The official inquiry into last month’s Air India crash, which claimed 189 lives, has hit a familiar snag: time. Officials admitted yesterday that they need longer to piece together the final moments of flight AI-782, citing complex data analysis and the recovery of the cockpit voice recorder. For the families waiting in the wings, this is not just a procedural delay. It is another twist in a saga of grief, suspicion, and the slow erosion of trust.
At the press conference, a tight-lipped investigator from the Directorate General of Civil Aviation said the probe was ‘at a critical juncture’ but that ‘a thorough analysis demands patience’. Patience is a luxury the bereaved do not have. Outside the conference room, a makeshift memorial of wilting flowers and handwritten notes has become a daily gathering point. Mothers clutching photographs, sons wearing their father’s jackets, all asking the same question: What happened?
The crash, which occurred during a stormy landing at Kozhikode, has already sparked debate about pilot fatigue, outdated equipment, and the pressures of budget aviation. But the human cost is what lingers. I spoke to Meera Nair, whose husband was a senior engineer on the flight. ‘They keep saying they need more time,’ she said, her voice steady but her eyes wet. ‘But time doesn’t bring him back. And every day without answers feels like another betrayal.’
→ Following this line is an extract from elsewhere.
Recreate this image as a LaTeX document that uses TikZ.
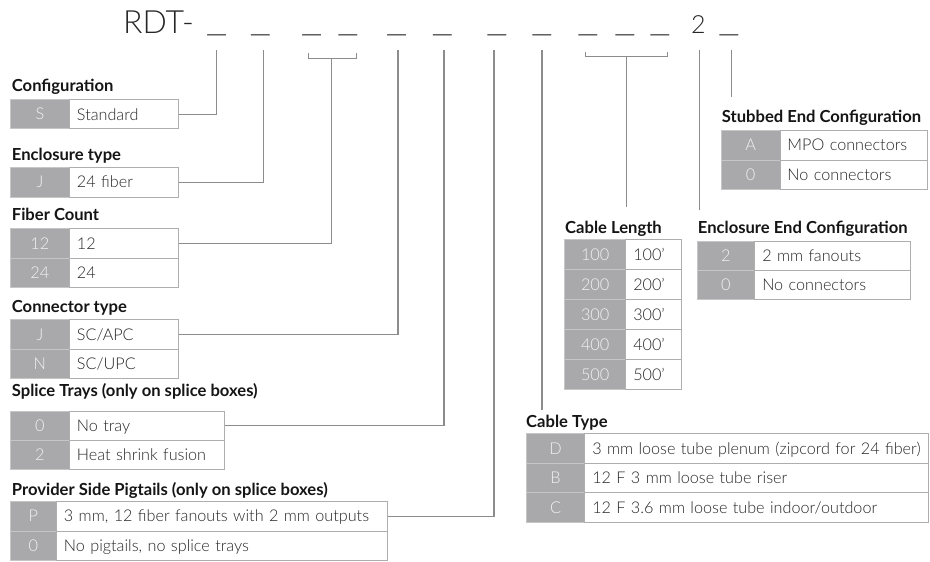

This is the social psychology of disaster: the moment when official language collides with raw emotion. The press releases, the ‘transparency’ statements, the reassurances of a ‘thorough investigation’ all ring hollow against the silence of unanswered calls. The families are not just demanding facts. They are demanding respect. They are demanding that their loved ones’ lives are not reduced to a number in a preliminary report.
Culturally, India has a complex relationship with aviation. Flying has become a middle-class rite of passage, a symbol of aspiration and connectivity. But with that rise comes a darker truth: safety standards often lag behind expansion. The crash has reignited conversations about the privatisation of safety, the fatigue of pilots working punishing rosters, and the gulf between corporate promises and on-the-ground realities.
Meanwhile, the inquiry panel has promised to look at ‘all angles’, including the possibility of a microburst or wind shear during the final approach. Families have launched a petition demanding the black box data be made public. Social media is awash with conspiracy theories, from sabotage to system failure. The void left by official silence is quickly filled by rumour.
What strikes me most is the class divide in the waiting room. The wealthier families can afford lawyers, media liaisons, and private investigators. The others, the ones who took out loans for the tickets, who were flying to weddings or job interviews, they stand at the back. They hold up placards in the rain. They are the invisible cost of a tragedy that is already being filed away as ‘under investigation’.
As a society, we have become accustomed to these interim statements. ‘More time needed’ has become a bureaucratic reflex. But for the families, time is not a resource. It is an adversary. Every day without closure is another day of suspended lives, of children who cannot sleep, of parents who cannot let go.
The final report will come, eventually. It will cite causes, assign blame, and recommend changes. But the cultural memory of this crash will be shaped by how the system treated those left behind. If the officials truly want to honour the 189, they should start by remembering that behind every data point is a person. And behind every delay is a heart that is breaking.